Jarvis Cocker, frontman of the Britpop band Pulp, willed himself to come to Yale in order to see the dinosaur mural at the Peabody. He has a song about dinosaurs (“I met her in the Museum of Paleontology / And I make no bones about it / I said, ‘If you wish to study dinosaurs / I know a specimen whose interest is undoubted”). He didn’t read its lyrics on Wednesday afternoon in Green Hall. He also likes space, and not having already exhausted that scientific subject (no time for the observatory), he talked a little more about that.

“When I was a child, there was a lot of space exploration going on, I guess that’s over now, but it had the effect of making me really disinterested in a lot of things on earth, because I thought by this age I would be living on another planet, or at least on a space station of some sort. Like riding a bike. I thought, ‘Are they going to have bicycles in space? I do NOT think so.’”

Then he read the lyrics to a song he wrote about space. He was reading from the book “Mother, Brother, Lover: Selected Lyrics,” a collection of Cocker’s lyrics which was published last year by Faber & Faber. His appearance at the Art School was not a “book talk” per se — he made no effort to try to sell the book — but the subject of the talk revolved around it. The readings were accompanied by a PowerPoint presentation of photos plucked seemingly straight from Google Images.

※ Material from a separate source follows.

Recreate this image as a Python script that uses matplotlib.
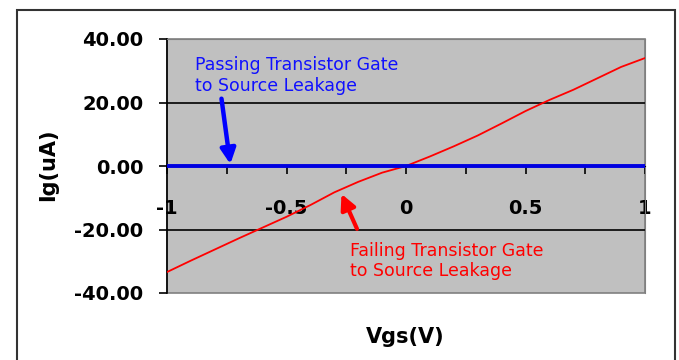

At the beginning of the talk, he asked the provocative question: “What’s the point of lyric writing?” Rather than trying to purvey the book to starving art students, it seemed he was generously asking them to grant him an audience for a consideration of the very premise of the book: the value of lyrics.

And what IS the point of lyrics, Jarvis? Even by the end of his talk, it was not yet apparent. Cocker explained the moment when he first started a band, and realized only secondarily that he would have to write words to go over as lyrics. “At that stage,” he said, “there are two ways you can go: ironic, or overly earnest.” Early Pulp (as in, still students at Sheffield City School), to those ends, had one song called “Shakespeare Rock” (“It didn’t make it into this book”) and another called “Life is a Circle.”

But then Cocker learned that you could find your inspiration “right below your nose,” in the commonplace that is so easily overlooked. He read aloud the lyrics to “Inside Susan,” and accompanied them with pictures of buses, tickets, and markets in his home city of Sheffield. And Cocker’s commonplace did not end there. He moved to London soon after, and met a girl who had recently been to a large festival on Spike Island, which she described as full of “dodgy guys from Manchester who kept saying, ‘Well, we’re all sorted for e’s and whizz.’” The phrase stuck in his mind for six or seven years, he explained, “until it finally popped out.” So, Cocker arrived at a second method of finding lyrics: building a narrative around those fragments that revolve in your head long after they ought to have left.

By the end of his talk, the question of the point of lyrics was unresolved. But it was not lingering: it was left behind entirely. An art student in the audience asked, “How do you make the lyrics fit the music?” Cocker answered that music attaches itself naturally to the lyrics — and pointed out that most of the lyrics he had read during the last hour had been “spoken word”-style. The question of the lyrics was lost entirely. Suddenly, accidentally, the music was made subservient.